• **What you have to do**:
Check each line of the material below, and copy it if it holds the string "this".

• **Available records**:
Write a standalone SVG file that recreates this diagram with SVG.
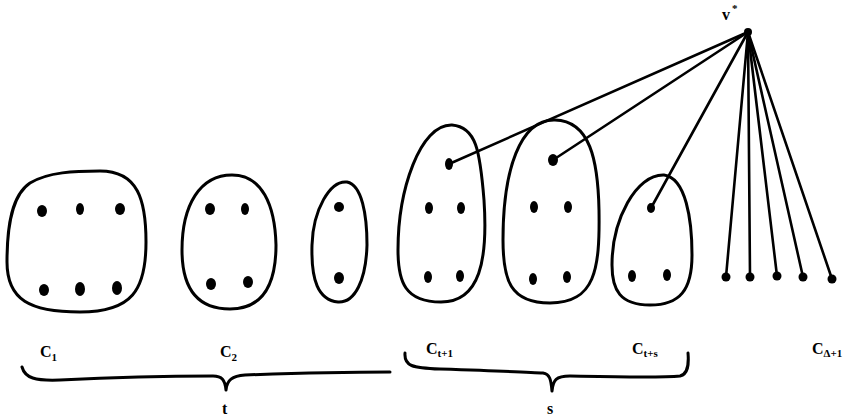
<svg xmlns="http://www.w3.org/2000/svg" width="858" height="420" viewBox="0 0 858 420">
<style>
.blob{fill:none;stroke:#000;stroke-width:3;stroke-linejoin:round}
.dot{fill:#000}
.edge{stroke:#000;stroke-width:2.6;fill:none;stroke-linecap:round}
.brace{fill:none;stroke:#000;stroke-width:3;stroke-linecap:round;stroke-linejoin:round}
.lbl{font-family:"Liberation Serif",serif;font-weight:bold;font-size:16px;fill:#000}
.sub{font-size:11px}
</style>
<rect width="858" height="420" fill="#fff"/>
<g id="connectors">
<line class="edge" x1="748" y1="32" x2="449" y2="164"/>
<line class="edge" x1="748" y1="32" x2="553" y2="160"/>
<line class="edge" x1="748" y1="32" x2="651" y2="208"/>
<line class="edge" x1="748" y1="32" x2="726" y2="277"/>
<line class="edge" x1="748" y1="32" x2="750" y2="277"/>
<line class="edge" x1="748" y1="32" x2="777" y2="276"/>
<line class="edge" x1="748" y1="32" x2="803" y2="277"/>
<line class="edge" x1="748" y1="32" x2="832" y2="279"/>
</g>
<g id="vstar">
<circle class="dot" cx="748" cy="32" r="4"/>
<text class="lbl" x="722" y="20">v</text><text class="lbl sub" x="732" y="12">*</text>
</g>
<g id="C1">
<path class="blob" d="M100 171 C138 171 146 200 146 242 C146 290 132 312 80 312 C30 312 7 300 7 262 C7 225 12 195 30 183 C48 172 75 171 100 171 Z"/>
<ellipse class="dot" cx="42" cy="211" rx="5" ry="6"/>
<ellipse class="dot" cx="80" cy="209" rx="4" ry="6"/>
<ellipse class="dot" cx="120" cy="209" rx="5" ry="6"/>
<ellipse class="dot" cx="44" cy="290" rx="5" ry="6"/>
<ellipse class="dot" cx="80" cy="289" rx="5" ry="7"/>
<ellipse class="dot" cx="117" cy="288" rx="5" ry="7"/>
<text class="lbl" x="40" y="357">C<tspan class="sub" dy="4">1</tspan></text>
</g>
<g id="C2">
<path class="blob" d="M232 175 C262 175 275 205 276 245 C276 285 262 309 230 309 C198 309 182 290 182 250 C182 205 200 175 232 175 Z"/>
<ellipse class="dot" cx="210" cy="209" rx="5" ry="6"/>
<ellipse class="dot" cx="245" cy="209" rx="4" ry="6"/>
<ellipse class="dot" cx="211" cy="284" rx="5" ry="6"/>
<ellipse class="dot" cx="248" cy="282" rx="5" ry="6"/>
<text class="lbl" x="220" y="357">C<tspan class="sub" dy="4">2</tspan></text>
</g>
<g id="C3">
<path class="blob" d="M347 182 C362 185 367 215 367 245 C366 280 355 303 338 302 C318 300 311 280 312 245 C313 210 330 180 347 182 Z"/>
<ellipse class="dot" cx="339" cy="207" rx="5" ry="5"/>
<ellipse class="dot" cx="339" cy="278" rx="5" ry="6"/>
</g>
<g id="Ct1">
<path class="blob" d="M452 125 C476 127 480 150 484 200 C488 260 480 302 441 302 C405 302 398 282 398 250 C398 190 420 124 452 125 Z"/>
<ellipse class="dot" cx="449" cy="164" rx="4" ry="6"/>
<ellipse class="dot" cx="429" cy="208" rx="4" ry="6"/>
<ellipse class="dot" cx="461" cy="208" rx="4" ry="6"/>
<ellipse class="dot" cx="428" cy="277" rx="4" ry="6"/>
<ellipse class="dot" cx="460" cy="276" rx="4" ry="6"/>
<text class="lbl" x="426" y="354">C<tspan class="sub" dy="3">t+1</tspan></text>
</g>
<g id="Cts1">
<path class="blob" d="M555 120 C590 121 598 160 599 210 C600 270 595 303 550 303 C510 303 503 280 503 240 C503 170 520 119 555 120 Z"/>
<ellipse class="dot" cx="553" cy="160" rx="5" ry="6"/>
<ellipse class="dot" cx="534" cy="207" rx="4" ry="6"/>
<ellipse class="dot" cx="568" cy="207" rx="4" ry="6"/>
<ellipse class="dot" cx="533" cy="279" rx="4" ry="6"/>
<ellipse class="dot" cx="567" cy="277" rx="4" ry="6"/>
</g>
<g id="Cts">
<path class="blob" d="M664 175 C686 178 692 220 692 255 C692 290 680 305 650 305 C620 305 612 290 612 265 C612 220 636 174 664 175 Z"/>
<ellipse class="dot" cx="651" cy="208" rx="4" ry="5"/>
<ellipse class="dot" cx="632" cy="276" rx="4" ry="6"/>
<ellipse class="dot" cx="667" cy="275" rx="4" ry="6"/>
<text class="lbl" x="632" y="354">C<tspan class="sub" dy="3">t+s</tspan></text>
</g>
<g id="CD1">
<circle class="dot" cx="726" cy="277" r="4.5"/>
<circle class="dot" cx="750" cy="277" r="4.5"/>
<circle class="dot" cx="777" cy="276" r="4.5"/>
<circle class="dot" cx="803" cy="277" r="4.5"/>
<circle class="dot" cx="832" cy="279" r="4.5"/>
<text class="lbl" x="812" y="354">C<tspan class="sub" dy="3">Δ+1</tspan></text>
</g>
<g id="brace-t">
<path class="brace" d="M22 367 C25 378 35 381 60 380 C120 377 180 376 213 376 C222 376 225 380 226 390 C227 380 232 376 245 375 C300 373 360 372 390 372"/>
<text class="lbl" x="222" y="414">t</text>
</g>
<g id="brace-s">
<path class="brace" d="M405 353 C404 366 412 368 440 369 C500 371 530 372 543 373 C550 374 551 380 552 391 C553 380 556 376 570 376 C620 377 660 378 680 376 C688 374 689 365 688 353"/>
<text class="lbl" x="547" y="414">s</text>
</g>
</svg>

...

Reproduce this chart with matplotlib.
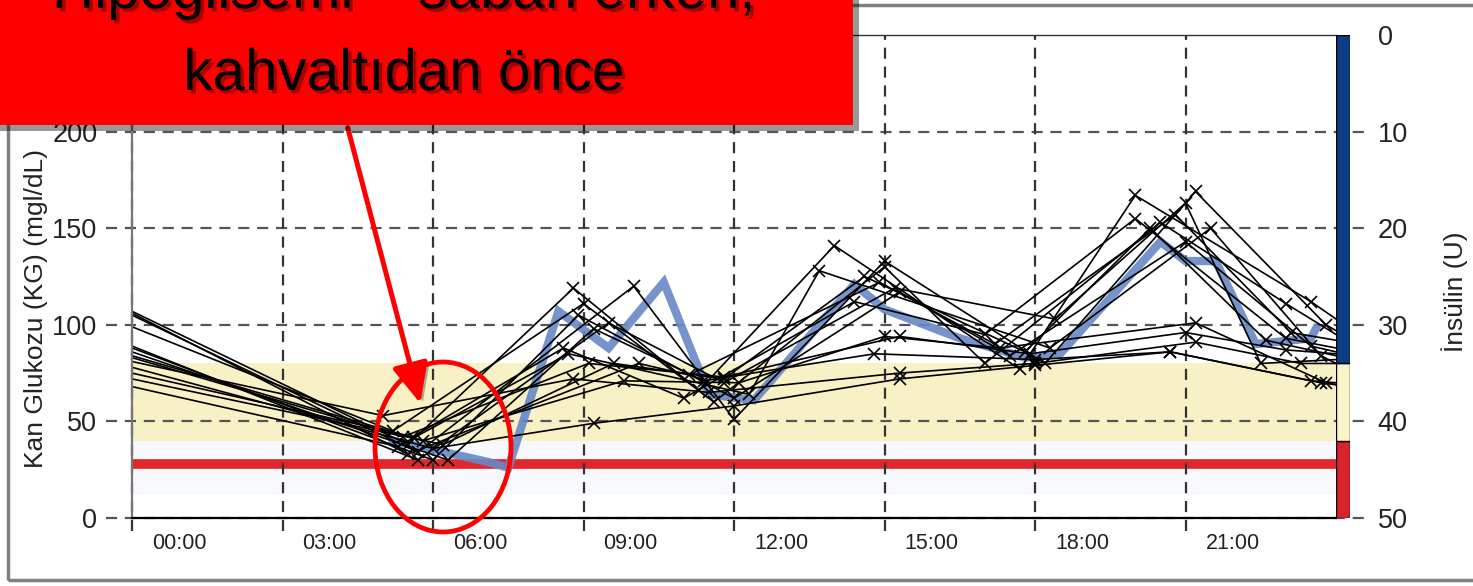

• **Expected answer**:
Write a standalone SVG file that recreates this diagram with SVG.
Reproduce this chart with matplotlib.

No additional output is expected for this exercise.